Es war ein Streit, wie er eigentlich nicht außergewöhnlich ist zwischen Vater und Tochter. „Heute Abend gehst du nicht mehr runter zu deinem Freund“, machte der 57-jährige Mann deutlich und versperrte ihr den Weg. Er machte sich Sorgen. Obwohl Melanie B. damals bereits 20 Jahre alt war, konnte er nicht loslassen. Seine älteste Tochter wollte er immer besonders beschützen. Denn sie ist gehörlos. „Dann war da dieses Messer, ich nahm es und stach zu“, gestand die zierliche junge Frau gestern vor dem Landgericht.

Die kindlich wirkende Angeklagte mit blonden Zöpfen musste sich wegen versuchen Totschlags verantworten.
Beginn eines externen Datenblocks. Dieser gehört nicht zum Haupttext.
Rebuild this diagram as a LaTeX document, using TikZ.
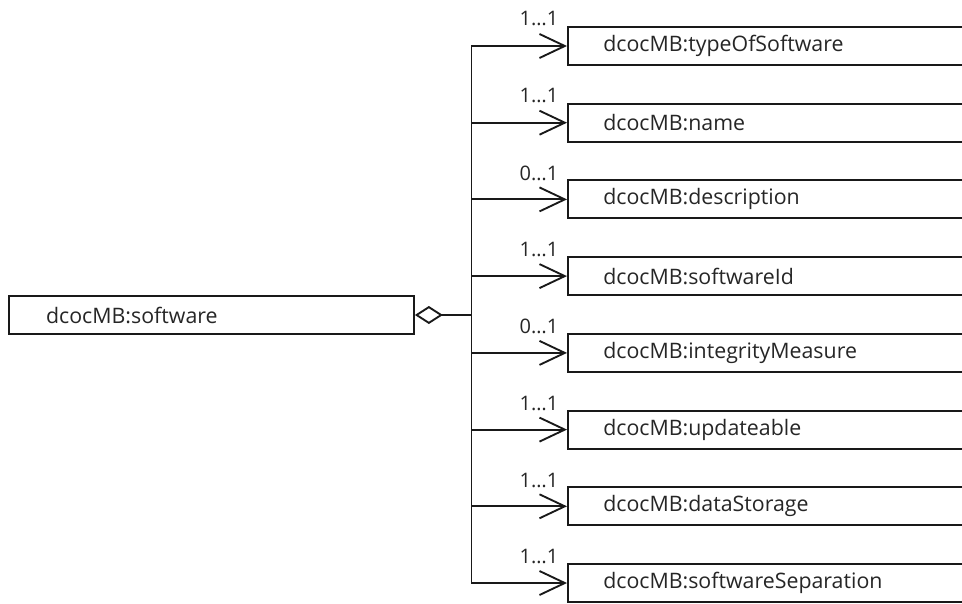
\documentclass[tikz,border=0pt]{standalone}
\usepackage{fontspec}
\setmainfont{Open Sans}
\usetikzlibrary{arrows.meta}
\tikzset{
  px/.style={x=0.75pt,y=-0.75pt},
  umlbox/.style={draw=black!90, line width=1.4pt, fill=white, minimum height=28.5pt,
    inner sep=0pt, font=\fontsize{16}{19}\selectfont, text=black!85},
  classbox/.style={umlbox, anchor=west, minimum width=315pt, text width=262pt,
    inner xsep=26.5pt, align=left},
  rootbox/.style={umlbox, anchor=west, minimum width=303.75pt, text width=248pt,
    inner xsep=27.8pt, align=left},
  conn/.style={draw=black!90, line width=1.4pt,
    -{Straight Barb[length=19pt,width=18pt,line width=1.4pt]}},
  mult/.style={font=\fontsize{15}{18}\selectfont, text=black!85, inner sep=0pt},
  agg/.style={draw=black!90, line width=1.4pt,
    {Diamond[open,length=21pt,width=13.5pt,line width=1.4pt]}-}
}
\begin{document}
\begin{tikzpicture}[px]
  \useasboundingbox (0,0) rectangle (962,603);
  \clip (0,0) rectangle (962,603);
  \fill[white] (0,0) rectangle (962,603);

  % aggregate class
  \node[rootbox] (sw) at (8,315) {dcocMB:software};

  % member classes
  \node[classbox] (b1) at (567,46)    {dcocMB:typeOfSoftware};
  \node[classbox] (b2) at (567,122.7) {dcocMB:name};
  \node[classbox] (b3) at (567,199.4) {dcocMB:description};
  \node[classbox] (b4) at (567,276.1) {dcocMB:softwareId};
  \node[classbox] (b5) at (567,352.9) {dcocMB:integrityMeasure};
  \node[classbox] (b6) at (567,429.6) {dcocMB:updateable};
  \node[classbox] (b7) at (567,506.3) {dcocMB:dataStorage};
  \node[classbox] (b8) at (567,583)   {dcocMB:softwareSeparation};

  % junction on the vertical bus
  \coordinate (jm) at (471.5,315);

  % aggregation line with open diamond
  \draw[agg] (sw.east) -- (jm);

  % bus and branches
  \draw[conn] (jm) |- (b1.west);
  \draw[conn] (jm) |- (b8.west);
  \foreach \i in {2,...,7}{
    \draw[conn] (jm |- b\i.west) -- (b\i.west);
  }

  % multiplicities
  \node[mult] (m1) at (539,19)    {1…1};
  \node[mult] (m2) at (539,96)    {1…1};
  \node[mult] (m3) at (539,173)   {0…1};
  \node[mult] (m4) at (539,249.5) {1…1};
  \node[mult] (m5) at (539,326.5) {0…1};
  \node[mult] (m6) at (539,403)   {1…1};
  \node[mult] (m7) at (539,480)   {1…1};
  \node[mult] (m8) at (539,556.5) {1…1};
\end{tikzpicture}
\end{document}
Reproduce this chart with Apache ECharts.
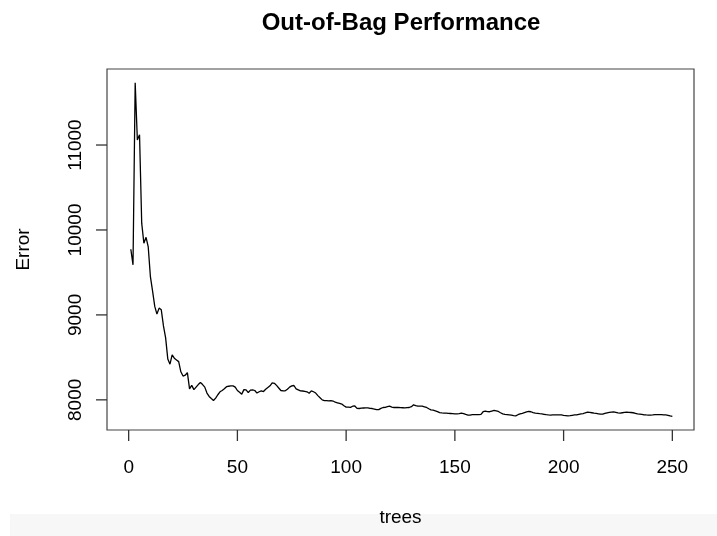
<!DOCTYPE html>
<html>
<head>
<meta charset="utf-8">
<script src="https://cdn.jsdelivr.net/npm/echarts@6/dist/echarts.min.js"></script>
<style>html,body{margin:0;padding:0;background:#fff}#c{width:717px;height:536px}</style>
</head>
<body>
<div id="c"></div>
<script>
const titleText = "Out-of-Bag Performance";
const xName = "trees";
const yName = "Error";
const xTicks = [0, 50, 100, 150, 200, 250];
const yTicks = [8000, 9000, 10000, 11000];
const errorValues = [
  9773, 9590, 11733, 11060, 11120, 10080, 9843, 9914, 9800, 9450,
  9280, 9100, 9010, 9080, 9060, 8870, 8730, 8480, 8420, 8530,
  8490, 8470, 8450, 8330, 8280, 8290, 8320, 8130, 8170, 8120,
  8150, 8180, 8205, 8180, 8150, 8080, 8040, 8015, 7992, 8020,
  8060, 8095, 8110, 8130, 8155, 8160, 8165, 8165, 8150, 8110,
  8090, 8067, 8120, 8118, 8086, 8115, 8118, 8110, 8080, 8095,
  8106, 8098, 8125, 8145, 8165, 8200, 8195, 8170, 8140, 8110,
  8106, 8106, 8125, 8150, 8165, 8169, 8130, 8118, 8106, 8104,
  8100, 8095, 8078, 8106, 8095, 8080, 8050, 8025, 8000, 7992,
  7990, 7988, 7990, 7986, 7972, 7965, 7958, 7950, 7930, 7914,
  7914, 7912, 7925, 7928, 7900, 7898, 7902, 7904, 7906, 7906,
  7900, 7898, 7892, 7884, 7885, 7900, 7910, 7912, 7920, 7925,
  7915, 7910, 7912, 7910, 7908, 7907, 7906, 7908, 7910, 7920,
  7941, 7932, 7925, 7926, 7925, 7918, 7910, 7895, 7882, 7878,
  7871, 7862, 7850, 7846, 7844, 7843, 7840, 7839, 7838, 7836,
  7835, 7838, 7843, 7838, 7828, 7821, 7820, 7825, 7827, 7827,
  7826, 7829, 7860, 7866, 7862, 7860, 7868, 7875, 7870, 7863,
  7848, 7835, 7830, 7827, 7824, 7820, 7815, 7812, 7825, 7835,
  7842, 7850, 7858, 7863, 7860, 7850, 7843, 7840, 7837, 7835,
  7830, 7825, 7822, 7820, 7822, 7824, 7824, 7824, 7822, 7818,
  7815, 7812, 7814, 7818, 7822, 7824, 7830, 7836, 7839, 7848,
  7855, 7852, 7848, 7843, 7840, 7836, 7832, 7831, 7840, 7847,
  7852, 7856, 7859, 7853, 7847, 7843, 7848, 7852, 7855, 7853,
  7851, 7848, 7842, 7836, 7832, 7828, 7824, 7822, 7821, 7820,
  7822, 7825, 7827, 7826, 7825, 7824, 7822, 7818, 7810, 7805
];
const trees = errorValues.map((v, i) => i + 1);

const xMin = -9.96, xMax = 259.96, yMin = 7645, yMax = 11895;
const font = "Liberation Sans, Arial, Helvetica, sans-serif";
const chart = echarts.init(document.getElementById('c'), null, {renderer: 'canvas'});
chart.setOption({
  animation: false,
  backgroundColor: '#ffffff',
  graphic: [{
    id: 'band', type: 'rect', z: -10, silent: true,
    shape: {x: 10, y: 514, width: 707, height: 22},
    style: {fill: '#f7f7f7'}
  }],
  title: {
    text: titleText, left: 396, top: 6, textAlign: 'center',
    textStyle: {fontFamily: font, fontWeight: 'bold', fontSize: 24, color: '#000'}
  },
  grid: {left: 107, right: 23, top: 69, bottom: 106, show: true,
    borderColor: '#444', borderWidth: 1.2, backgroundColor: 'transparent'},
  xAxis: {
    type: 'value', min: xMin, max: xMax,
    name: xName, nameLocation: 'middle', nameGap: 78,
    nameTextStyle: {fontFamily: font, fontSize: 19, color: '#000'},
    axisLine: {show: false, onZero: false},
    splitLine: {show: false},
    axisTick: {show: false},
    axisLabel: {customValues: xTicks, margin: 28, fontFamily: font, fontSize: 19, color: '#000',
      formatter: v => String(v)}
  },
  yAxis: {
    type: 'value', min: yMin, max: yMax,
    name: yName, nameLocation: 'middle', nameGap: 74, nameRotate: 90,
    nameTextStyle: {fontFamily: font, fontSize: 19, color: '#000'},
    axisLine: {show: false, onZero: false},
    splitLine: {show: false},
    axisTick: {show: false},
    axisLabel: {customValues: yTicks, rotate: 90, margin: 22, fontFamily: font, fontSize: 19, color: '#000',
      formatter: v => String(v)}
  },
  series: [{
    type: 'line', data: trees.map((t, i) => [t, errorValues[i]]),
    showSymbol: false, symbol: 'none',
    lineStyle: {color: '#000', width: 1.3}
  }]
});

// Tick marks placed through the chart's own scales
const tickMarks = [];
yTicks.forEach(v => {
  const p = chart.convertToPixel({gridIndex: 0}, [xMin, v]);
  tickMarks.push({type: 'line', silent: true, z: 5,
    shape: {x1: p[0] - 11, y1: p[1], x2: p[0], y2: p[1]},
    style: {stroke: '#333', lineWidth: 1.3}});
});
xTicks.forEach(v => {
  const p = chart.convertToPixel({gridIndex: 0}, [v, yMin]);
  tickMarks.push({type: 'line', silent: true, z: 5,
    shape: {x1: p[0], y1: p[1], x2: p[0], y2: p[1] + 11},
    style: {stroke: '#333', lineWidth: 1.3}});
});
chart.setOption({graphic: tickMarks.map((g, i) => Object.assign({id: 'tick' + i}, g))});
</script>
</body>
</html>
Sie hatte Peter B. in der gemeinsamen Wohnung in Kreuzberg durch einen Stich in den Bauch lebensgefährlich verletzt. Zuvor hatten sie an jenem Abend im Mai vergangenen Jahres wieder einmal gestritten. „Er hat oft nicht verstanden, was ich wollte“, erklärte die Tochter im Gerichtssaal mittels einer Gebärdendolmetscherin. Was auch an der Verständigung gelegen habe. Der Mann, der eigentlich der Stiefvater ist, beherrscht die Gebärdensprache nur leidlich. Und es sei schwierig gewesen, wenn es um Jungs in ihrem Leben ging, sagte die Angeklagte.

Für die Tochter, die als Küchenhilfe arbeitet, war es damals offenbar die erste große Liebe. „Es hat geregnet, aber sie wollte bei dem Sauwetter noch runter“, sagte der Vater. Er erklärt sich den Angriff seiner Tochter heute so: „Da müssen die Hormone ein bisschen verrückt gespielt haben“, sagte er im Zeugenstand. Seiner Tochter hat er längst verziehen. Das Gericht ließ ebenfalls Milde gelten: Es ging von einer Tat im Affekt aus und verhängte eine Strafe von zehn Monaten Haft – auf Bewährung. K. G.